▶ _Written request_: Output the material beneath exactly, leaving nothing out.

▶ _Information provided_:

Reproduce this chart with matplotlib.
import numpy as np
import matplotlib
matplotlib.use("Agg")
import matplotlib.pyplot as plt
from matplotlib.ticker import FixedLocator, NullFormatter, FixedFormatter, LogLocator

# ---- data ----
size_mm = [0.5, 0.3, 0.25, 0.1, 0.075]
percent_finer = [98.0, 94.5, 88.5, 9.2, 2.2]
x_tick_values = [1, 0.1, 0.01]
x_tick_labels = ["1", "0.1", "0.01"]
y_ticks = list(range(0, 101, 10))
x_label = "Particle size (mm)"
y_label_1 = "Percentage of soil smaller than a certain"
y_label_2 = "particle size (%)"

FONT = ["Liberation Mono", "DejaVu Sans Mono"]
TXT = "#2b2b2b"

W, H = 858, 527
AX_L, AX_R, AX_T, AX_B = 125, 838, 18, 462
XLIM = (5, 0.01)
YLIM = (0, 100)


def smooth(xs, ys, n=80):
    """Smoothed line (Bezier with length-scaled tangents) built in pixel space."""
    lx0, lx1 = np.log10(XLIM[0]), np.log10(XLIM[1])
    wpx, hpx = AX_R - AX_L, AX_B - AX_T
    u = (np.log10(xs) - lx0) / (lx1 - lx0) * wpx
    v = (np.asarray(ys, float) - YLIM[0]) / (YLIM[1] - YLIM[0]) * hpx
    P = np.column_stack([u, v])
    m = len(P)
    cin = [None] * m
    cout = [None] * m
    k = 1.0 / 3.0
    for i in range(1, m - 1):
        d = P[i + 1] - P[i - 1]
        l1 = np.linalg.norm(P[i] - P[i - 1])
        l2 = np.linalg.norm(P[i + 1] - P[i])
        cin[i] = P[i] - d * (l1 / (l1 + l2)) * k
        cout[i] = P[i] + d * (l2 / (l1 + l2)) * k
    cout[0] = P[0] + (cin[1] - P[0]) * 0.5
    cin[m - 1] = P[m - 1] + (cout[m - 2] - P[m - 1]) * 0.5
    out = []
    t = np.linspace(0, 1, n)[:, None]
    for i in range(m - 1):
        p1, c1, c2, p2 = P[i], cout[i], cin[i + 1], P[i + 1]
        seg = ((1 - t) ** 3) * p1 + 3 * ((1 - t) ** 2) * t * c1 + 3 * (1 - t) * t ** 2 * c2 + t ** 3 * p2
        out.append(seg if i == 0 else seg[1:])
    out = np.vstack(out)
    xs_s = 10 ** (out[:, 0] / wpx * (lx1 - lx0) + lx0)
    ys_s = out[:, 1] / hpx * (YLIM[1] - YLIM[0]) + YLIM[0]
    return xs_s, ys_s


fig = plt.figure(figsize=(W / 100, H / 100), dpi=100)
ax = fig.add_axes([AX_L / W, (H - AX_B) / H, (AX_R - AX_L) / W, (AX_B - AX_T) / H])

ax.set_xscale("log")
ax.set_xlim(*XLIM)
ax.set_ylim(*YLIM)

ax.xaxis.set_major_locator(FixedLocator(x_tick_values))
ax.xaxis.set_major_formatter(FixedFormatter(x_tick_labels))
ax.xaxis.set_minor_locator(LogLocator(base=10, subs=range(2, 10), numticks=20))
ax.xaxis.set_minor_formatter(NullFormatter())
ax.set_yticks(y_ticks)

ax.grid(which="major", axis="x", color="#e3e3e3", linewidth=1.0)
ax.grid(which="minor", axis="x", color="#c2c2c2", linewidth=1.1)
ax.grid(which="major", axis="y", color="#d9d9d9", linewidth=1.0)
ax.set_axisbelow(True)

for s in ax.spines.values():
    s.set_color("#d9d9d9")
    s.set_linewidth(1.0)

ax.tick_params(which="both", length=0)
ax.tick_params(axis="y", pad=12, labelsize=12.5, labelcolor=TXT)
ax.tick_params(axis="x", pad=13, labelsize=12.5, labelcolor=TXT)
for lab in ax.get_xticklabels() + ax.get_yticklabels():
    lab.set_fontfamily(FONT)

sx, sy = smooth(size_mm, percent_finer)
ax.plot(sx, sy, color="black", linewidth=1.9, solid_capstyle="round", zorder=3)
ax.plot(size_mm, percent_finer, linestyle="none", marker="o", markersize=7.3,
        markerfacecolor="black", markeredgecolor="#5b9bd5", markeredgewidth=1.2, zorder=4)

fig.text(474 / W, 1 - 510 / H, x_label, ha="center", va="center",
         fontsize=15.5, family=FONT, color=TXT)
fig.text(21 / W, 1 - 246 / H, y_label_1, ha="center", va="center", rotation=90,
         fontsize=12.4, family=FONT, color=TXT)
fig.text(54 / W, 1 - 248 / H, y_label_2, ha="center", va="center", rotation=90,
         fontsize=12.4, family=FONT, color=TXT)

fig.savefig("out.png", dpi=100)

▶ _Result_:
Reproduce this chart with matplotlib.
import numpy as np
import matplotlib
matplotlib.use("Agg")
import matplotlib.pyplot as plt
from matplotlib.ticker import FixedLocator, NullFormatter, FixedFormatter, LogLocator

# ---- data ----
size_mm = [0.5, 0.3, 0.25, 0.1, 0.075]
percent_finer = [98.0, 94.5, 88.5, 9.2, 2.2]
x_tick_values = [1, 0.1, 0.01]
x_tick_labels = ["1", "0.1", "0.01"]
y_ticks = list(range(0, 101, 10))
x_label = "Particle size (mm)"
y_label_1 = "Percentage of soil smaller than a certain"
y_label_2 = "particle size (%)"

FONT = ["Liberation Mono", "DejaVu Sans Mono"]
TXT = "#2b2b2b"

W, H = 858, 527
AX_L, AX_R, AX_T, AX_B = 125, 838, 18, 462
XLIM = (5, 0.01)
YLIM = (0, 100)


def smooth(xs, ys, n=80):
    """Smoothed line (Bezier with length-scaled tangents) built in pixel space."""
    lx0, lx1 = np.log10(XLIM[0]), np.log10(XLIM[1])
    wpx, hpx = AX_R - AX_L, AX_B - AX_T
    u = (np.log10(xs) - lx0) / (lx1 - lx0) * wpx
    v = (np.asarray(ys, float) - YLIM[0]) / (YLIM[1] - YLIM[0]) * hpx
    P = np.column_stack([u, v])
    m = len(P)
    cin = [None] * m
    cout = [None] * m
    k = 1.0 / 3.0
    for i in range(1, m - 1):
        d = P[i + 1] - P[i - 1]
        l1 = np.linalg.norm(P[i] - P[i - 1])
        l2 = np.linalg.norm(P[i + 1] - P[i])
        cin[i] = P[i] - d * (l1 / (l1 + l2)) * k
        cout[i] = P[i] + d * (l2 / (l1 + l2)) * k
    cout[0] = P[0] + (cin[1] - P[0]) * 0.5
    cin[m - 1] = P[m - 1] + (cout[m - 2] - P[m - 1]) * 0.5
    out = []
    t = np.linspace(0, 1, n)[:, None]
    for i in range(m - 1):
        p1, c1, c2, p2 = P[i], cout[i], cin[i + 1], P[i + 1]
        seg = ((1 - t) ** 3) * p1 + 3 * ((1 - t) ** 2) * t * c1 + 3 * (1 - t) * t ** 2 * c2 + t ** 3 * p2
        out.append(seg if i == 0 else seg[1:])
    out = np.vstack(out)
    xs_s = 10 ** (out[:, 0] / wpx * (lx1 - lx0) + lx0)
    ys_s = out[:, 1] / hpx * (YLIM[1] - YLIM[0]) + YLIM[0]
    return xs_s, ys_s


fig = plt.figure(figsize=(W / 100, H / 100), dpi=100)
ax = fig.add_axes([AX_L / W, (H - AX_B) / H, (AX_R - AX_L) / W, (AX_B - AX_T) / H])

ax.set_xscale("log")
ax.set_xlim(*XLIM)
ax.set_ylim(*YLIM)

ax.xaxis.set_major_locator(FixedLocator(x_tick_values))
ax.xaxis.set_major_formatter(FixedFormatter(x_tick_labels))
ax.xaxis.set_minor_locator(LogLocator(base=10, subs=range(2, 10), numticks=20))
ax.xaxis.set_minor_formatter(NullFormatter())
ax.set_yticks(y_ticks)

ax.grid(which="major", axis="x", color="#e3e3e3", linewidth=1.0)
ax.grid(which="minor", axis="x", color="#c2c2c2", linewidth=1.1)
ax.grid(which="major", axis="y", color="#d9d9d9", linewidth=1.0)
ax.set_axisbelow(True)

for s in ax.spines.values():
    s.set_color("#d9d9d9")
    s.set_linewidth(1.0)

ax.tick_params(which="both", length=0)
ax.tick_params(axis="y", pad=12, labelsize=12.5, labelcolor=TXT)
ax.tick_params(axis="x", pad=13, labelsize=12.5, labelcolor=TXT)
for lab in ax.get_xticklabels() + ax.get_yticklabels():
    lab.set_fontfamily(FONT)

sx, sy = smooth(size_mm, percent_finer)
ax.plot(sx, sy, color="black", linewidth=1.9, solid_capstyle="round", zorder=3)
ax.plot(size_mm, percent_finer, linestyle="none", marker="o", markersize=7.3,
        markerfacecolor="black", markeredgecolor="#5b9bd5", markeredgewidth=1.2, zorder=4)

fig.text(474 / W, 1 - 510 / H, x_label, ha="center", va="center",
         fontsize=15.5, family=FONT, color=TXT)
fig.text(21 / W, 1 - 246 / H, y_label_1, ha="center", va="center", rotation=90,
         fontsize=12.4, family=FONT, color=TXT)
fig.text(54 / W, 1 - 248 / H, y_label_2, ha="center", va="center", rotation=90,
         fontsize=12.4, family=FONT, color=TXT)

fig.savefig("out.png", dpi=100)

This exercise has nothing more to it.